Authorities decided soon after the Columbine High School massacre to withhold a document showing deputies knew one of the killers had been accused two years earlier of making death threats and building pipe bombs, according to a grand jury report released Thursday.
The grand jury also said it was "troubled" by still-missing documents in what remains the deadliest school attack in U.S. history. But it did not hand up any indictments, closing at least the third investigation that has elected not to place any blame for the slaughter of 13 people by suicidal teenagers Eric Harris and Dylan Klebold.

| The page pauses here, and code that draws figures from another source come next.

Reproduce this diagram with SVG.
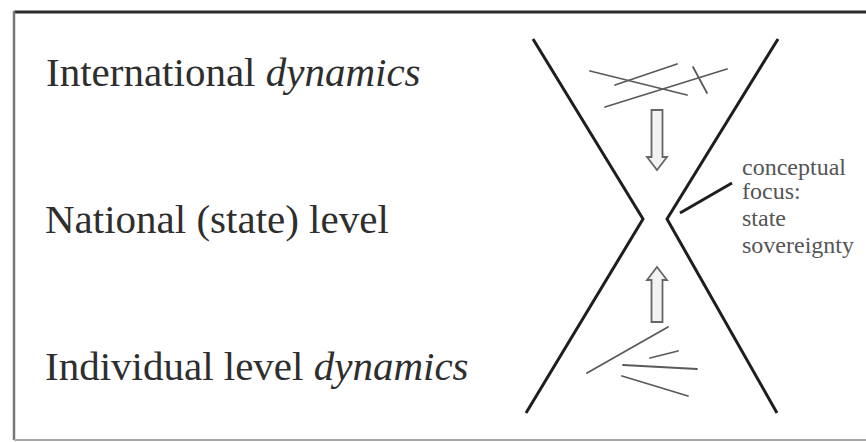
<svg xmlns="http://www.w3.org/2000/svg" width="866" height="442" viewBox="0 0 866 442">
<style>
.lbl{font-family:"Liberation Serif","Times New Roman",serif;font-size:41px;fill:#2e2e2e}
.it{font-style:italic}
.note{font-family:"Liberation Serif","Times New Roman",serif;font-size:24px;fill:#555}
.x{fill:none;stroke:#1e1e1e;stroke-width:3;stroke-linejoin:miter}
.scr{fill:none;stroke:#5a5a5a;stroke-width:1.8;stroke-linecap:round}
.arr{fill:#f2f2f2;stroke:#666;stroke-width:1.8;stroke-linejoin:miter}
</style>
<rect x="0" y="0" width="866" height="442" fill="#fff"/>
<g id="frame">
<line x1="14" y1="12" x2="866" y2="12" stroke="#2a2a2a" stroke-width="3"/>
<line x1="14" y1="11" x2="14" y2="440" stroke="#777" stroke-width="2.5"/>
<line x1="14" y1="440" x2="866" y2="440" stroke="#aaa" stroke-width="2"/>
</g>
<g id="labels">
<g id="international"><text class="lbl" x="46" y="86">International <tspan class="it">dynamics</tspan></text></g>
<g id="national"><text class="lbl" x="45" y="233">National (state) level</text></g>
<g id="individual"><text class="lbl" x="45" y="380">Individual level <tspan class="it">dynamics</tspan></text></g>
</g>
<g id="hourglass">
<polyline class="x" points="533,39 643,219 526,413"/>
<polyline class="x" points="778,39 667,219 777,413"/>
</g>
<g id="intl-scribble">
<line class="scr" x1="590" y1="71" x2="687" y2="95"/>
<line class="scr" x1="615" y1="85" x2="677" y2="64"/>
<line class="scr" x1="605" y1="107" x2="727" y2="69"/>
<line class="scr" x1="693" y1="67" x2="707" y2="93"/>
</g>
<g id="indiv-scribble">
<line class="scr" x1="587" y1="373" x2="668" y2="327"/>
<line class="scr" x1="650" y1="358" x2="678" y2="351"/>
<line class="scr" x1="623" y1="365" x2="697" y2="369"/>
<line class="scr" x1="622" y1="376" x2="688" y2="396"/>
</g>
<g id="connectors">
<polygon class="arr" points="651.5,110 662.5,110 662.5,157 667,157 657,170 647,157 651.5,157"/>
<polygon class="arr" points="651.5,322 662.5,322 662.5,280 667,280 657,267 647,280 651.5,280"/>
<line x1="680" y1="213" x2="732" y2="183" stroke="#1e1e1e" stroke-width="3"/>
</g>
<g id="focus-note">
<text class="note" x="742" y="175">conceptual</text>
<text class="note" x="742" y="199">focus:</text>
<text class="note" x="742" y="226">state</text>
<text class="note" x="742" y="253">sovereignty</text>
</g>
</svg>
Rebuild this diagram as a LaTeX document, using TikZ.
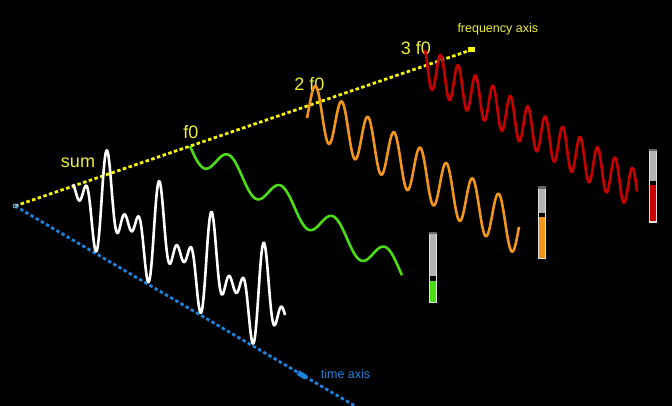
\documentclass[tikz,border=0pt]{standalone}
\usepackage{fontspec}
\setmainfont{Liberation Sans}
\definecolor{axisyellow}{RGB}{250,250,0}
\definecolor{labelyellow}{RGB}{238,238,60}
\definecolor{axisblue}{RGB}{30,130,220}
\definecolor{wavegreen}{RGB}{75,220,20}
\definecolor{waveorange}{RGB}{240,150,25}
\definecolor{wavered}{RGB}{200,0,0}
\definecolor{bargray}{RGB}{178,178,178}
\definecolor{barrim}{RGB}{225,225,225}
\begin{document}
\begin{tikzpicture}[x=1pt,y=-1pt,
  declare function={wg(\t)=-14*sin(deg(0.1201*\t));
    wo(\t)=25*sin(deg(0.2402*\t-0.5));
    wr(\t)=20*sin(deg(0.3603*\t+2.214));},
  axisline/.style={line width=2.8pt,dash pattern=on 3.5pt off 2.5pt},
  wave/.style={line width=2.6pt,line join=round,domain=0:212,samples=#1},
  biglabel/.style={text=labelyellow,inner sep=0pt,anchor=base,font=\fontsize{18}{18}\selectfont},
  smalllabel/.style={inner sep=0pt,anchor=base west,font=\fontsize{12.5}{12.5}\selectfont}]
\fill[black] (0,0) rectangle (672,406);
\useasboundingbox (0,0) rectangle (672,406);
\clip (0,0) rectangle (672,406);
\coordinate (O) at (15,206); \coordinate (F) at (471,50); \coordinate (T) at (302,375); \coordinate (Tend) at (372,416);
\draw[axisline,axisyellow] (O)--(F);
\draw[axisline,axisblue] (O)--(Tend);
\fill[axisyellow] (F) ++(-3.5,-2.5) rectangle ++(7,5);
\draw[axisblue,line width=5pt] (T) ++(-4,-2.35) -- ++(8,4.7);
\draw[axisblue!60,line width=0.8pt] (O) circle (2pt);
\node[smalllabel,text=labelyellow] (faxis) at (457.3,32.7) {frequency axis};
\node[smalllabel,text=axisblue] (taxis) at (320.7,378.5) {time axis};
\node[biglabel] (sum) at (78,168) {sum};
\node[biglabel] (f1) at (190.8,138.3) {f0};
\node[biglabel] (f2) at (309.5,91) {2 f0};
\node[biglabel] (f3) at (416,55) {3 f0};
\draw[wave=500,white] plot ({73+\x},{188.5+0.588*\x-1.06*(wg(\x)+wo(\x)+wr(\x))});
\draw[wave=250,wavegreen] plot ({190+\x},{146.1+0.588*\x-wg(\x)});
\draw[wave=350,waveorange] plot ({307+\x},{106.1+0.588*\x-wo(\x)});
\draw[wave=450,wavered] plot ({425+\x},{65.8+0.588*\x-wr(\x)});
\foreach \bx/\btop/\bblk/\bbot/\bcol in {429/232/276/303.3/wavegreen,537.5/186.3/212.7/259.3/waveorange,649/149/181/222.7/wavered}{
  \fill[barrim] (\bx,\btop) rectangle (\bx+8,\bbot);
  \fill[bargray] (\bx+1,\btop) rectangle (\bx+7,\bblk);
  \fill[gray!80!black] (\bx,\btop) rectangle (\bx+8,\btop+2.5);
  \fill[black] (\bx+1,\bblk) rectangle (\bx+7,\bblk+4.5);
  \fill[\bcol] (\bx+1,\bblk+4.5) rectangle (\bx+7,\bbot-1.2);
}
\end{tikzpicture}
\end{document}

Victims' families said the report confirmed their suspicions that the Jefferson County Sheriff's Office covered up mistakes that could have led authorities to the killers as much as two years before the attack.
"Clearly, Columbine never should have happened, and they don't want the public to know that," said Brian Rohrbough, one of several family members who met Thursday with Attorney General Ken Salazar. Rohrbough's son, Daniel, was among the students slain on April 19, 1999.
The grand jury said it did not hand up any indictments because all the witnesses said they know nothing about the missing sheriff's records. The records involved a draft search warrant for Harris's house a year before the attack.
Salazar took the case to the grand jury after the sheriff asked him to investigate last fall. The department would not comment on the report.
The grand jury report said the draft affidavit, never submitted to a judge, was the subject of "a private meeting of high-ranking Jefferson County officials and law enforcement officials" called a few days after the attack to discuss the document and its "potential liabilities."
As a result of that meeting, the sheriff's office decided against discussing the affidavit in an April 30, 1999, news conference. A state district judge ordered the affidavit's release in 2001.